- _Work instructions_
Return the data exactly, with all pictures removed.

- _Data lines_
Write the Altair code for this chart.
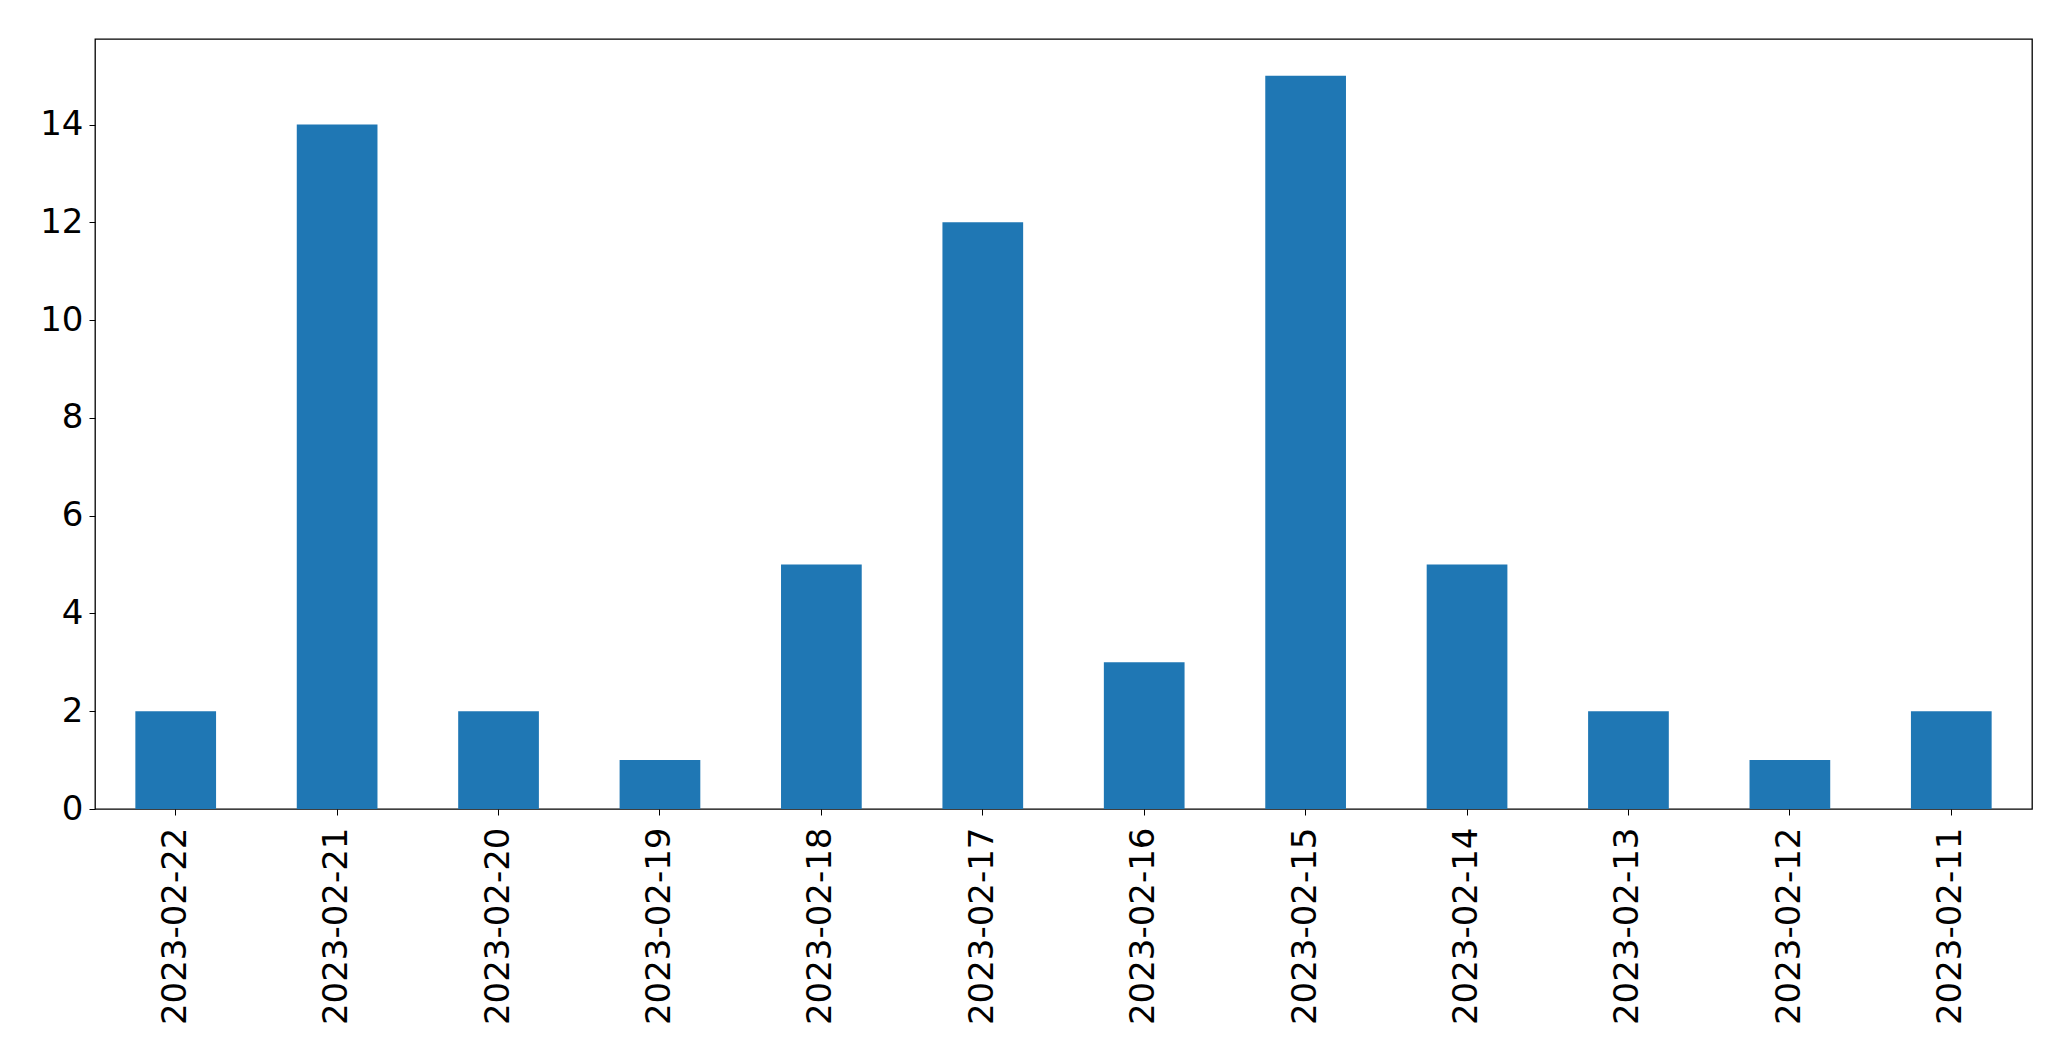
import altair as alt
import pandas as pd

dates = ["2023-02-22", "2023-02-21", "2023-02-20", "2023-02-19", "2023-02-18", "2023-02-17",
         "2023-02-16", "2023-02-15", "2023-02-14", "2023-02-13", "2023-02-12", "2023-02-11"]
counts = [2, 14, 2, 1, 5, 12, 3, 15, 5, 2, 1, 2]
y_ticks = [0, 2, 4, 6, 8, 10, 12, 14]

df = pd.DataFrame({"date": dates, "count": counts})

chart = alt.Chart(df).mark_bar(color="#1f77b4").encode(
    x=alt.X("date:N", sort=dates, title=None,
            scale=alt.Scale(paddingInner=0.5, paddingOuter=0.25),
            axis=alt.Axis(labelAngle=270, labelFontSize=34, labelFont="DejaVu Sans",
                          labelColor="black", tickColor="black", tickSize=6, tickWidth=1,
                          labelPadding=12, labelLimit=0, labelOverlap=False,
                          domain=False, grid=False)),
    y=alt.Y("count:Q", title=None,
            scale=alt.Scale(domain=[0, 15.75], nice=False, zero=True),
            axis=alt.Axis(values=y_ticks, labelFontSize=34, labelFont="DejaVu Sans",
                          labelColor="black", tickColor="black", tickSize=6, tickWidth=1,
                          labelPadding=6, domain=False, grid=False)),
).properties(
    width=1937, height=770,
    autosize=alt.AutoSizeParams(type="none"),
    padding={"left": 87, "top": 31, "right": 20, "bottom": 230},
).configure_view(stroke="black", strokeWidth=1.3)

chart.save("out.html", embed_options={"renderer": "svg", "actions": False})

- _Solution_
Write the Altair code for this chart.
import altair as alt
import pandas as pd

dates = ["2023-02-22", "2023-02-21", "2023-02-20", "2023-02-19", "2023-02-18", "2023-02-17",
         "2023-02-16", "2023-02-15", "2023-02-14", "2023-02-13", "2023-02-12", "2023-02-11"]
counts = [2, 14, 2, 1, 5, 12, 3, 15, 5, 2, 1, 2]
y_ticks = [0, 2, 4, 6, 8, 10, 12, 14]

df = pd.DataFrame({"date": dates, "count": counts})

chart = alt.Chart(df).mark_bar(color="#1f77b4").encode(
    x=alt.X("date:N", sort=dates, title=None,
            scale=alt.Scale(paddingInner=0.5, paddingOuter=0.25),
            axis=alt.Axis(labelAngle=270, labelFontSize=34, labelFont="DejaVu Sans",
                          labelColor="black", tickColor="black", tickSize=6, tickWidth=1,
                          labelPadding=12, labelLimit=0, labelOverlap=False,
                          domain=False, grid=False)),
    y=alt.Y("count:Q", title=None,
            scale=alt.Scale(domain=[0, 15.75], nice=False, zero=True),
            axis=alt.Axis(values=y_ticks, labelFontSize=34, labelFont="DejaVu Sans",
                          labelColor="black", tickColor="black", tickSize=6, tickWidth=1,
                          labelPadding=6, domain=False, grid=False)),
).properties(
    width=1937, height=770,
    autosize=alt.AutoSizeParams(type="none"),
    padding={"left": 87, "top": 31, "right": 20, "bottom": 230},
).configure_view(stroke="black", strokeWidth=1.3)

chart.save("out.html", embed_options={"renderer": "svg", "actions": False})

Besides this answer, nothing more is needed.